> Exercise prompt:
Go through the material and write it all out exactly, minus the pictures.

> Stored data:
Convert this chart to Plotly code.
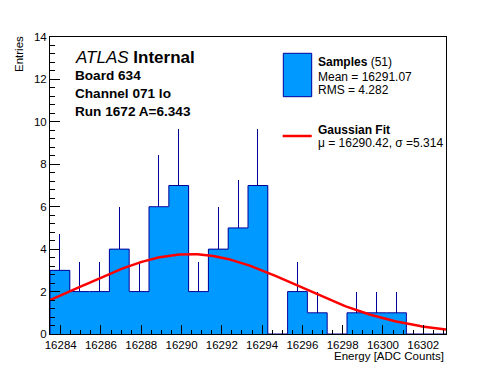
import numpy as np
import plotly.graph_objects as go

# ---- data ----
x_min = 16283.47
x_max = 16303.13
n_bins = 20
counts = [3, 2, 2, 4, 2, 6, 7, 2, 4, 5, 7, 0, 2, 1, 0, 1, 1, 1, 0, 0]
n_samples = 51
mean_txt = "16291.07"
rms_txt = "4.282"
fit_mu = 16290.42
fit_sigma = 5.314
x_ticks = [16284, 16286, 16288, 16290, 16292, 16294, 16296, 16298, 16300, 16302]
y_ticks = [0, 2, 4, 6, 8, 10, 12, 14]

# ---- derived ----
bw = (x_max - x_min) / n_bins
edges = x_min + bw * np.arange(n_bins + 1)
centers = 0.5 * (edges[:-1] + edges[1:])
counts = np.array(counts, dtype=float)
errs = np.sqrt(counts)

FILL = "#0099ff"
LINE = "#000099"
FONT = "Liberation Sans, Arial, Helvetica, sans-serif"

OFF = 8  # default body margin of the html page
W, H = 496, 372
L, R, T, B = 50, 446, 37, 334


def px(x):
    return (x - L) / (R - L)


def py(y):
    return (B - y) / (B - T)


fig = go.Figure()

# filled bars
fig.add_trace(go.Bar(
    x=centers, y=counts, width=bw,
    marker=dict(color=FILL, line=dict(width=0)),
    error_y=dict(type="data", symmetric=False, array=errs,
                 arrayminus=np.zeros_like(errs), width=0,
                 color=LINE, thickness=1),
    showlegend=False, hoverinfo="skip",
))

# histogram outline (step)
step_x = list(edges)
step_y = list(counts) + [0]
fig.add_trace(go.Scatter(
    x=[edges[0]] + step_x, y=[0] + step_y, mode="lines",
    line=dict(color=LINE, width=1, shape="hv"),
    showlegend=False, hoverinfo="skip",
))

# gaussian fit
amp = n_samples * bw / (np.sqrt(2 * np.pi) * fit_sigma)
gx = np.linspace(x_min, x_max, 200)
gy = amp * np.exp(-0.5 * ((gx - fit_mu) / fit_sigma) ** 2)
fig.add_trace(go.Scatter(
    x=gx, y=gy, mode="lines", line=dict(color="#ff0000", width=2.5),
    showlegend=False, hoverinfo="skip",
))

ann = []


def text(x, y, s, size, anchor="left", **kw):
    ann.append(dict(xref="paper", yref="paper", x=px(x), y=py(y), text=s,
                    showarrow=False, xanchor=anchor, yanchor="middle",
                    font=dict(family=FONT, size=size, color="black"), **kw))


text(73, 57.7, "<i>ATLAS</i> <b>Internal</b>", 17)
text(73, 76, "<b>Board 634</b>", 13.6)
text(73, 93.5, "<b>Channel 071 lo</b>", 13.6)
text(73, 111, "<b>Run 1672 A=6.343</b>", 13.6)

text(316, 61.5, "<b>Samples</b> (51)", 12)
text(316, 76.5, "Mean = " + mean_txt, 12)
text(316, 89.5, "RMS = " + rms_txt, 12)
text(316, 130, "<b>Gaussian Fit</b>", 12)
text(316, 143, "\u03bc = %.2f, \u03c3 =%.3f" % (fit_mu, fit_sigma), 12)

# axis titles
ann.append(dict(xref="paper", yref="paper", x=px(446), y=py(356),
                text="Energy [ADC Counts]", showarrow=False,
                xanchor="right", yanchor="middle",
                font=dict(family=FONT, size=11.5, color="black")))
ann.append(dict(xref="paper", yref="paper", x=px(19), y=py(34),
                text="Entries", showarrow=False, textangle=-90,
                xanchor="center", yanchor="top",
                font=dict(family=FONT, size=11.5, color="black")))

shapes = [
    dict(type="rect", xref="paper", yref="paper",
         x0=px(283.3), x1=px(311.7), y0=py(96.7), y1=py(53.3),
         fillcolor=FILL, line=dict(color=LINE, width=1)),
    dict(type="line", xref="paper", yref="paper",
         x0=px(282.7), x1=px(311.7), y0=py(136), y1=py(136),
         line=dict(color="#ff0000", width=2.5)),
]

fig.update_layout(
    width=W - OFF, height=H - OFF,
    margin=dict(l=L - OFF, r=W - R, t=T - OFF, b=H - B, pad=0),
    paper_bgcolor="white", plot_bgcolor="white",
    bargap=0, showlegend=False,
    annotations=ann, shapes=shapes,
    font=dict(family=FONT, size=11.5, color="black"),
    xaxis=dict(range=[x_min, x_max], tickvals=x_ticks,
               ticktext=[str(v) for v in x_ticks],
               ticks="inside", ticklen=9, tickcolor="black", tickwidth=1,
               minor=dict(dtick=0.5, tick0=16284, ticks="inside", ticklen=4.5,
                          tickcolor="black", tickwidth=1, showgrid=False),
               showline=True, linecolor="black", linewidth=1, mirror=True,
               showgrid=False, zeroline=False,
               tickfont=dict(family=FONT, size=11.5, color="black")),
    yaxis=dict(range=[0, 14], tickvals=y_ticks,
               ticktext=[str(v) for v in y_ticks],
               ticks="inside", ticklen=10, tickcolor="black", tickwidth=1,
               minor=dict(dtick=0.4, tick0=0, ticks="inside", ticklen=5,
                          tickcolor="black", tickwidth=1, showgrid=False),
               showline=True, linecolor="black", linewidth=1, mirror=True,
               showgrid=False, zeroline=False,
               tickfont=dict(family=FONT, size=11.5, color="black")),
)

fig.write_html("out.html")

> Result of this task:
Convert this chart to Plotly code.
import numpy as np
import plotly.graph_objects as go

# ---- data ----
x_min = 16283.47
x_max = 16303.13
n_bins = 20
counts = [3, 2, 2, 4, 2, 6, 7, 2, 4, 5, 7, 0, 2, 1, 0, 1, 1, 1, 0, 0]
n_samples = 51
mean_txt = "16291.07"
rms_txt = "4.282"
fit_mu = 16290.42
fit_sigma = 5.314
x_ticks = [16284, 16286, 16288, 16290, 16292, 16294, 16296, 16298, 16300, 16302]
y_ticks = [0, 2, 4, 6, 8, 10, 12, 14]

# ---- derived ----
bw = (x_max - x_min) / n_bins
edges = x_min + bw * np.arange(n_bins + 1)
centers = 0.5 * (edges[:-1] + edges[1:])
counts = np.array(counts, dtype=float)
errs = np.sqrt(counts)

FILL = "#0099ff"
LINE = "#000099"
FONT = "Liberation Sans, Arial, Helvetica, sans-serif"

OFF = 8  # default body margin of the html page
W, H = 496, 372
L, R, T, B = 50, 446, 37, 334


def px(x):
    return (x - L) / (R - L)


def py(y):
    return (B - y) / (B - T)


fig = go.Figure()

# filled bars
fig.add_trace(go.Bar(
    x=centers, y=counts, width=bw,
    marker=dict(color=FILL, line=dict(width=0)),
    error_y=dict(type="data", symmetric=False, array=errs,
                 arrayminus=np.zeros_like(errs), width=0,
                 color=LINE, thickness=1),
    showlegend=False, hoverinfo="skip",
))

# histogram outline (step)
step_x = list(edges)
step_y = list(counts) + [0]
fig.add_trace(go.Scatter(
    x=[edges[0]] + step_x, y=[0] + step_y, mode="lines",
    line=dict(color=LINE, width=1, shape="hv"),
    showlegend=False, hoverinfo="skip",
))

# gaussian fit
amp = n_samples * bw / (np.sqrt(2 * np.pi) * fit_sigma)
gx = np.linspace(x_min, x_max, 200)
gy = amp * np.exp(-0.5 * ((gx - fit_mu) / fit_sigma) ** 2)
fig.add_trace(go.Scatter(
    x=gx, y=gy, mode="lines", line=dict(color="#ff0000", width=2.5),
    showlegend=False, hoverinfo="skip",
))

ann = []


def text(x, y, s, size, anchor="left", **kw):
    ann.append(dict(xref="paper", yref="paper", x=px(x), y=py(y), text=s,
                    showarrow=False, xanchor=anchor, yanchor="middle",
                    font=dict(family=FONT, size=size, color="black"), **kw))


text(73, 57.7, "<i>ATLAS</i> <b>Internal</b>", 17)
text(73, 76, "<b>Board 634</b>", 13.6)
text(73, 93.5, "<b>Channel 071 lo</b>", 13.6)
text(73, 111, "<b>Run 1672 A=6.343</b>", 13.6)

text(316, 61.5, "<b>Samples</b> (51)", 12)
text(316, 76.5, "Mean = " + mean_txt, 12)
text(316, 89.5, "RMS = " + rms_txt, 12)
text(316, 130, "<b>Gaussian Fit</b>", 12)
text(316, 143, "\u03bc = %.2f, \u03c3 =%.3f" % (fit_mu, fit_sigma), 12)

# axis titles
ann.append(dict(xref="paper", yref="paper", x=px(446), y=py(356),
                text="Energy [ADC Counts]", showarrow=False,
                xanchor="right", yanchor="middle",
                font=dict(family=FONT, size=11.5, color="black")))
ann.append(dict(xref="paper", yref="paper", x=px(19), y=py(34),
                text="Entries", showarrow=False, textangle=-90,
                xanchor="center", yanchor="top",
                font=dict(family=FONT, size=11.5, color="black")))

shapes = [
    dict(type="rect", xref="paper", yref="paper",
         x0=px(283.3), x1=px(311.7), y0=py(96.7), y1=py(53.3),
         fillcolor=FILL, line=dict(color=LINE, width=1)),
    dict(type="line", xref="paper", yref="paper",
         x0=px(282.7), x1=px(311.7), y0=py(136), y1=py(136),
         line=dict(color="#ff0000", width=2.5)),
]

fig.update_layout(
    width=W - OFF, height=H - OFF,
    margin=dict(l=L - OFF, r=W - R, t=T - OFF, b=H - B, pad=0),
    paper_bgcolor="white", plot_bgcolor="white",
    bargap=0, showlegend=False,
    annotations=ann, shapes=shapes,
    font=dict(family=FONT, size=11.5, color="black"),
    xaxis=dict(range=[x_min, x_max], tickvals=x_ticks,
               ticktext=[str(v) for v in x_ticks],
               ticks="inside", ticklen=9, tickcolor="black", tickwidth=1,
               minor=dict(dtick=0.5, tick0=16284, ticks="inside", ticklen=4.5,
                          tickcolor="black", tickwidth=1, showgrid=False),
               showline=True, linecolor="black", linewidth=1, mirror=True,
               showgrid=False, zeroline=False,
               tickfont=dict(family=FONT, size=11.5, color="black")),
    yaxis=dict(range=[0, 14], tickvals=y_ticks,
               ticktext=[str(v) for v in y_ticks],
               ticks="inside", ticklen=10, tickcolor="black", tickwidth=1,
               minor=dict(dtick=0.4, tick0=0, ticks="inside", ticklen=5,
                          tickcolor="black", tickwidth=1, showgrid=False),
               showline=True, linecolor="black", linewidth=1, mirror=True,
               showgrid=False, zeroline=False,
               tickfont=dict(family=FONT, size=11.5, color="black")),
)

fig.write_html("out.html")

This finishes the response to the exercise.